The best thing about Boston was the rain. It rained and rained and rained on our walking tour, and so we all got t have umbrellas. There is no joy like walking around Boston in the rain with an umbrella.

I have been to Boston several times, and each time i am struck by how small it is! When I was in college, I loved “stopping by” Boston to go shopping at Quincy Market for summer clothes before heading to NYC and then home to California. I hardly paid attention to to the historical significance of the city back then. This trip was all about the history. We did what everyone said was a must: the bus tour as well as the Freedom Trail walking tour. That was very good advice. Maybe it is because this was the first area we visited, but the kids were particularly fascinated by USS Constitution and Bunker hill. We scoured every inch of that ship, and we climbed every step of the Bunker Hill monument.

But there were other great places to visit. Like the balcony where the declaration of Independence was first read to Bostonians so long ago. Or the first State House near the site of the first public school. And the contrasting architecture of the old masonry buildings, and then the invention of steal building materials for the birth of skyscrapers. We visited the graves with their piles of coins. We honored Boston innovation by consuming Dunkin Donuts and wandered around Boston neighborhoods. We walked through Boston Commons, and visited Mrs. Mallard. There, I discovered that my children have been deprived: they have no idea who those ducks are.
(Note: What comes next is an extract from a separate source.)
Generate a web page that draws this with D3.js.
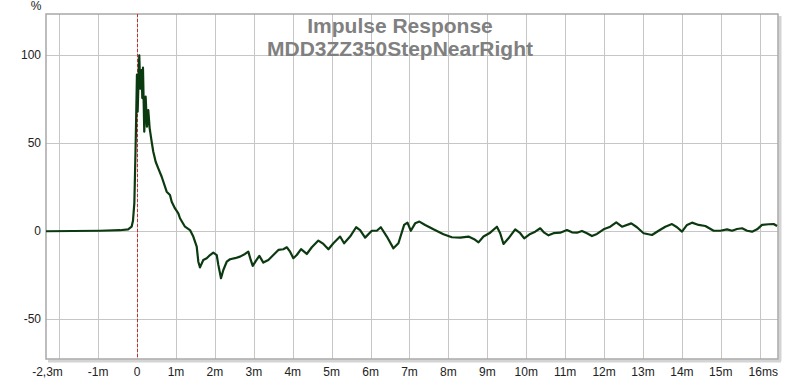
<!DOCTYPE html>
<html>
<head>
<meta charset="utf-8">
<script src="https://cdn.jsdelivr.net/npm/d3@7"></script>
<style>
  body { margin: 0; background: #fff; }
  svg { display: block; font-family: "Liberation Sans", Arial, sans-serif; }
</style>
</head>
<body>
<div class="irChart"></div>
<script>
// time in ms, response in %
var times = [-2.34, -0.95, -0.44, -0.23, -0.14, -0.105, -0.07, -0.04, -0.02, -0.003,
  0.015, 0.057, 0.082, 0.118, 0.134, 0.152, 0.185, 0.221, 0.255, 0.288,
  0.324, 0.375, 0.417, 0.478, 0.545, 0.633, 0.761, 0.846, 0.89, 0.975,
  1.06, 1.103, 1.232, 1.36, 1.445, 1.533, 1.574, 1.617, 1.702, 1.79,
  1.875, 1.959, 2.047, 2.088, 2.157, 2.217, 2.304, 2.389, 2.517, 2.646,
  2.774, 2.859, 2.921, 2.972, 3.057, 3.142, 3.245, 3.374, 3.502, 3.631,
  3.759, 3.847, 3.932, 4.016, 4.104, 4.214, 4.361, 4.49, 4.659, 4.788,
  4.917, 5.045, 5.217, 5.32, 5.474, 5.629, 5.731, 5.86, 6.032, 6.161,
  6.264, 6.418, 6.588, 6.716, 6.863, 6.948, 7.035, 7.146, 7.256, 7.403,
  7.616, 7.873, 8.089, 8.303, 8.516, 8.663, 8.774, 8.902, 9.074, 9.247,
  9.331, 9.416, 9.545, 9.717, 9.846, 9.948, 10.103, 10.231, 10.36, 10.463,
  10.573, 10.702, 10.874, 11.047, 11.175, 11.304, 11.432, 11.561, 11.689, 11.818,
  11.988, 12.16, 12.314, 12.461, 12.7, 12.846, 13.016, 13.232, 13.402, 13.574,
  13.746, 13.875, 14.003, 14.132, 14.261, 14.43, 14.603, 14.816, 14.988, 15.161,
  15.289, 15.418, 15.547, 15.675, 15.804, 15.932, 16.06, 16.23, 16.359, 16.446];
var response = [0, 0.3, 0.6, 1.1, 2.6, 6, 16, 45, 68, 89,
  68, 100, 81, 91.6, 75.7, 93, 56.6, 76.5, 59.4, 68.9,
  58.5, 51, 45.2, 39.5, 35.8, 31, 22.5, 20.6, 16.8, 13,
  10.2, 7.4, 2.6, 0.7, -3, -8.7, -17.3, -20.5, -16.3, -15.3,
  -13.5, -12.1, -13.5, -19.1, -26.7, -22, -17.3, -15.9, -15.3, -14.4,
  -12.9, -11.6, -16.3, -19.7, -16.7, -14, -17.8, -16.3, -13.5, -10.6,
  -10.2, -9.1, -11.6, -15.3, -13.5, -10.2, -12.9, -9.1, -5.3, -7.2,
  -10.2, -6.8, -3, -6.8, -3, 2.3, 0.7, -3.6, 0.3, 0.3,
  2.3, -3, -9.7, -6.8, 3.6, 4.9, 0.3, 4.5, 5.5, 3.6,
  1.1, -1.7, -3.4, -3.6, -3, -4.5, -6.3, -3, -0.8, 2.6,
  -1.1, -7.2, -4, 1.1, -1.1, -4, -1.5, -0.2, 1.7, -0.8,
  -2.3, -1.1, -0.8, 0.7, -0.6, -0.8, 0.2, -1.1, -2.7, -1.5,
  1.1, 2.6, 5.1, 2.6, 4.5, 2.3, -1.1, -2.1, 0.3, 2.6,
  4.1, 2.3, -0.2, 3.6, 4.9, 3.6, 3, 0.3, 0.3, 1.1,
  0.3, 1.3, 1.7, 0.3, -0.2, 1.1, 3.6, 4, 4.1, 3];

var xTicks = [-2.34, -2, -1, 0, 1, 2, 3, 4, 5, 6, 7, 8, 9, 10, 11, 12, 13, 14, 15, 16];
var xTickLabels = ["-2,3m", "", "-1m", "0", "1m", "2m", "3m", "4m", "5m", "6m", "7m", "8m",
  "9m", "10m", "11m", "12m", "13m", "14m", "15m", "16ms"];
var yTicks = [100, 50, 0, -50];
var titleLines = ["Impulse Response", "MDD3ZZ350StepNearRight"];

var width = 800, height = 381;
var plotLeft = 46, plotRight = 778, plotTop = 14, plotBottom = 359;

var svg = d3.select(".irChart").append("svg")
  .attr("width", width)
  .attr("height", height);

var x = d3.scaleLinear().domain([-2.34, 16.47]).range([plotLeft, plotRight]);
var y = d3.scaleLinear().domain([-72.6, 123.5]).range([plotBottom, plotTop]);

// grid
svg.append("g").selectAll("line").data(xTicks.slice(1)).enter().append("line")
  .attr("x1", function(d) { return Math.round(x(d)) + 0.5; })
  .attr("x2", function(d) { return Math.round(x(d)) + 0.5; })
  .attr("y1", plotTop).attr("y2", plotBottom)
  .attr("stroke", "#c6c6c6").attr("stroke-width", 1);
svg.append("g").selectAll("line").data(yTicks).enter().append("line")
  .attr("y1", function(d) { return Math.round(y(d)) + 0.5; })
  .attr("y2", function(d) { return Math.round(y(d)) + 0.5; })
  .attr("x1", plotLeft).attr("x2", plotRight)
  .attr("stroke", "#c6c6c6").attr("stroke-width", 1);

// frame with shadow
svg.append("line").attr("x1", plotRight + 2).attr("x2", plotRight + 2)
  .attr("y1", plotTop + 2).attr("y2", plotBottom + 2)
  .attr("stroke", "#d4d4d4").attr("stroke-width", 3);
svg.append("line").attr("x1", plotLeft + 2).attr("x2", plotRight + 3)
  .attr("y1", plotBottom + 2).attr("y2", plotBottom + 2)
  .attr("stroke", "#d4d4d4").attr("stroke-width", 3);
svg.append("rect")
  .attr("x", plotLeft).attr("y", plotTop)
  .attr("width", plotRight - plotLeft).attr("height", plotBottom - plotTop)
  .attr("fill", "none").attr("stroke", "#a8a8a8").attr("stroke-width", 1.5);

// title
svg.append("g").selectAll("text").data(titleLines).enter().append("text")
  .attr("x", 400)
  .attr("y", function(d, i) { return 33 + i * 23; })
  .attr("text-anchor", "middle")
  .attr("font-size", "21px")
  .attr("font-weight", "bold")
  .attr("fill", "#808080")
  .text(function(d) { return d; });

// zero marker
svg.append("line")
  .attr("x1", Math.round(x(0)) + 0.5).attr("x2", Math.round(x(0)) + 0.5)
  .attr("y1", plotTop).attr("y2", plotBottom)
  .attr("stroke", "#cc2a2a").attr("stroke-width", 1)
  .attr("stroke-dasharray", "3,2");

// curve
var pts = times.map(function(t, i) { return [t, response[i]]; });
var line = d3.line()
  .x(function(d) { return x(d[0]); })
  .y(function(d) { return y(d[1]); });
svg.append("path")
  .datum(pts)
  .attr("d", line)
  .attr("fill", "none")
  .attr("stroke", "#0c3a10")
  .attr("stroke-width", 2.2)
  .attr("stroke-linejoin", "round");

// tick labels
svg.append("g").selectAll("text").data(yTicks).enter().append("text")
  .attr("x", 41)
  .attr("y", function(d) { return y(d) + 4; })
  .attr("text-anchor", "end")
  .attr("font-size", "12px")
  .attr("fill", "#222")
  .text(function(d) { return d; });
svg.append("text")
  .attr("x", 36).attr("y", 10)
  .attr("text-anchor", "middle")
  .attr("font-size", "12px")
  .attr("fill", "#222")
  .text("%");
svg.append("g").selectAll("text").data(xTicks).enter().append("text")
  .attr("x", function(d, i) {
    var lbl = xTickLabels[i];
    if (i === 0) return x(d) + 1.5;
    return lbl.slice(-1) === "s" ? x(d) + 3.5 : x(d);
  })
  .attr("y", 376)
  .attr("text-anchor", "middle")
  .attr("font-size", "12px")
  .attr("fill", "#222")
  .text(function(d, i) { return xTickLabels[i]; });
</script>
</body>
</html>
We will have to fix that problem when we get back home.

I think a person could live in Boston their entire lives and still not visit all of the beautiful churches. We visited Trinity Church. For an architect or art historian, I imagine this church is beautiful in ways the rest of us miss. For the rest of us, this church has all the holy space and majesty one likes to see in an old church. And it was quiet. The many stained glass windows had significance to the original rector and many were built in Europe. The audio tour kept pointing out the blue of the glass, and commenting that it is special glass. It looked like all other colored glass. The paintings were some specific color in some specific design. They were pretty, for sure. The gold and the stone and everything had some kind of cultural meaning. But what the tour missed completely was the reason the church was built. It wasn’t built as a work of art, although the beauty does lend some sense of the holy. It was built as a place to honor God. I wonder if the original rector was more fixated on a cultural masterpiece or on a place of beauty to encounter our mortality. Made me wonder. But it was still a place not to be missed.

And so we have visited Boston. Popi will be going home tomorrow, and we will continue on. It’s always a sad day when we take him to the airport.